* **STATED PROBLEM**
Write out the entire listing below exactly, with the pictures left out.

....

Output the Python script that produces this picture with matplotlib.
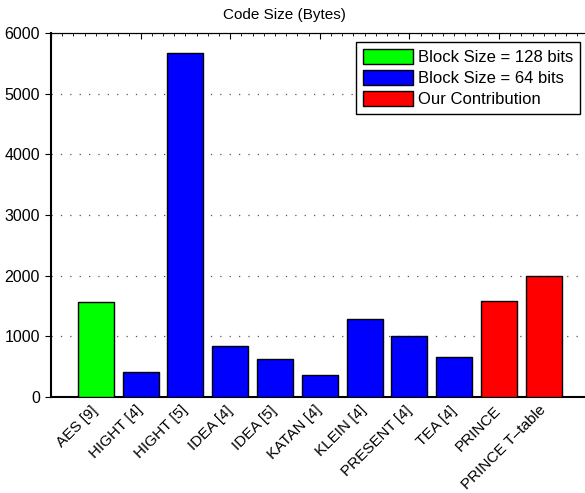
import numpy as np
import matplotlib
matplotlib.use('Agg')
import matplotlib.pyplot as plt
import matplotlib.transforms as mtransforms
from matplotlib.ticker import MultipleLocator
from matplotlib.patches import Patch

plt.rcParams['font.family'] = ['Liberation Sans', 'DejaVu Sans']

names = ['AES [9]', 'HIGHT [4]', 'HIGHT [5]', 'IDEA [4]', 'IDEA [5]', 'KATAN [4]',
         'KLEIN [4]', 'PRESENT [4]', 'TEA [4]', 'PRINCE', 'PRINCE T\u2013table']
code_size = [1570, 410, 5665, 840, 620, 360, 1290, 1000, 660, 1590, 2000]
group = [0, 1, 1, 1, 1, 1, 1, 1, 1, 2, 2]
group_labels = ['Block Size = 128 bits', 'Block Size = 64 bits', 'Our Contribution']
group_colors = ['#00ff00', '#0000ff', '#ff0000']

fig = plt.figure(figsize=(5.85, 4.93), dpi=100)
ax = fig.add_axes([51/585, 96/493, 537.6/585, 364/493])

x = np.arange(1, len(names) + 1)
cols = [group_colors[g] for g in group]
ax.bar(x, code_size, width=0.8, color=cols, edgecolor='black', linewidth=1, zorder=3)

ax.set_xlim(0, 12)
ax.set_ylim(0, 6000)
ax.set_yticks(np.arange(0, 6001, 1000))
ax.set_xticks(x)
ax.set_xticklabels(names, rotation=45, ha='right', va='top', rotation_mode='anchor', fontsize=11)
ax.tick_params(axis='x', which='both', bottom=False, top=False, pad=1)
ax.tick_params(axis='y', labelsize=11.5, length=4, direction='out', width=0.8, pad=4)
ax.yaxis.grid(True, linestyle=(0, (1, 6.5)), color='#555555', linewidth=0.9, zorder=0)

# nudge rotated labels so their ends sit under the bar centres
shift = mtransforms.ScaledTranslation(-5/100, 0, fig.dpi_scale_trans)
for lab in ax.get_xticklabels():
    lab.set_transform(lab.get_transform() + shift)

# top axis ticks (every second bar, with minor ticks)
top = ax.secondary_xaxis('top')
top.set_xticks(np.arange(0, 13, 2))
top.xaxis.set_minor_locator(MultipleLocator(0.25))
top.tick_params(which='major', length=4, direction='in', labeltop=False, width=0.8)
top.tick_params(which='minor', length=2, direction='in', width=0.6)

for s in ['left', 'bottom']:
    ax.spines[s].set_linewidth(1.5)
for s in ['top', 'right']:
    ax.spines[s].set_linewidth(0.8)

fig.text(284/585, 1 - 15/493, 'Code Size (Bytes)', fontsize=11, ha='center', va='center')

handles = [Patch(facecolor=c, edgecolor='black') for c in group_colors]
leg = ax.legend(handles, group_labels, loc='upper right', fontsize=12, frameon=True,
                fancybox=False, framealpha=1, edgecolor='black', handlelength=3.0,
                handleheight=1.0, handletextpad=0.3, borderpad=0.4, labelspacing=0.3,
                borderaxespad=0)
leg.set_bbox_to_anchor((580/585, 1 - 42/493), transform=fig.transFigure)
leg.set_zorder(5)
leg.get_frame().set_linewidth(1)

fig.savefig('out.png', dpi=100)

....

* **SOLUTION BELOW**
Output the Python script that produces this picture with matplotlib.
import numpy as np
import matplotlib
matplotlib.use('Agg')
import matplotlib.pyplot as plt
import matplotlib.transforms as mtransforms
from matplotlib.ticker import MultipleLocator
from matplotlib.patches import Patch

plt.rcParams['font.family'] = ['Liberation Sans', 'DejaVu Sans']

names = ['AES [9]', 'HIGHT [4]', 'HIGHT [5]', 'IDEA [4]', 'IDEA [5]', 'KATAN [4]',
         'KLEIN [4]', 'PRESENT [4]', 'TEA [4]', 'PRINCE', 'PRINCE T\u2013table']
code_size = [1570, 410, 5665, 840, 620, 360, 1290, 1000, 660, 1590, 2000]
group = [0, 1, 1, 1, 1, 1, 1, 1, 1, 2, 2]
group_labels = ['Block Size = 128 bits', 'Block Size = 64 bits', 'Our Contribution']
group_colors = ['#00ff00', '#0000ff', '#ff0000']

fig = plt.figure(figsize=(5.85, 4.93), dpi=100)
ax = fig.add_axes([51/585, 96/493, 537.6/585, 364/493])

x = np.arange(1, len(names) + 1)
cols = [group_colors[g] for g in group]
ax.bar(x, code_size, width=0.8, color=cols, edgecolor='black', linewidth=1, zorder=3)

ax.set_xlim(0, 12)
ax.set_ylim(0, 6000)
ax.set_yticks(np.arange(0, 6001, 1000))
ax.set_xticks(x)
ax.set_xticklabels(names, rotation=45, ha='right', va='top', rotation_mode='anchor', fontsize=11)
ax.tick_params(axis='x', which='both', bottom=False, top=False, pad=1)
ax.tick_params(axis='y', labelsize=11.5, length=4, direction='out', width=0.8, pad=4)
ax.yaxis.grid(True, linestyle=(0, (1, 6.5)), color='#555555', linewidth=0.9, zorder=0)

# nudge rotated labels so their ends sit under the bar centres
shift = mtransforms.ScaledTranslation(-5/100, 0, fig.dpi_scale_trans)
for lab in ax.get_xticklabels():
    lab.set_transform(lab.get_transform() + shift)

# top axis ticks (every second bar, with minor ticks)
top = ax.secondary_xaxis('top')
top.set_xticks(np.arange(0, 13, 2))
top.xaxis.set_minor_locator(MultipleLocator(0.25))
top.tick_params(which='major', length=4, direction='in', labeltop=False, width=0.8)
top.tick_params(which='minor', length=2, direction='in', width=0.6)

for s in ['left', 'bottom']:
    ax.spines[s].set_linewidth(1.5)
for s in ['top', 'right']:
    ax.spines[s].set_linewidth(0.8)

fig.text(284/585, 1 - 15/493, 'Code Size (Bytes)', fontsize=11, ha='center', va='center')

handles = [Patch(facecolor=c, edgecolor='black') for c in group_colors]
leg = ax.legend(handles, group_labels, loc='upper right', fontsize=12, frameon=True,
                fancybox=False, framealpha=1, edgecolor='black', handlelength=3.0,
                handleheight=1.0, handletextpad=0.3, borderpad=0.4, labelspacing=0.3,
                borderaxespad=0)
leg.set_bbox_to_anchor((580/585, 1 - 42/493), transform=fig.transFigure)
leg.set_zorder(5)
leg.get_frame().set_linewidth(1)

fig.savefig('out.png', dpi=100)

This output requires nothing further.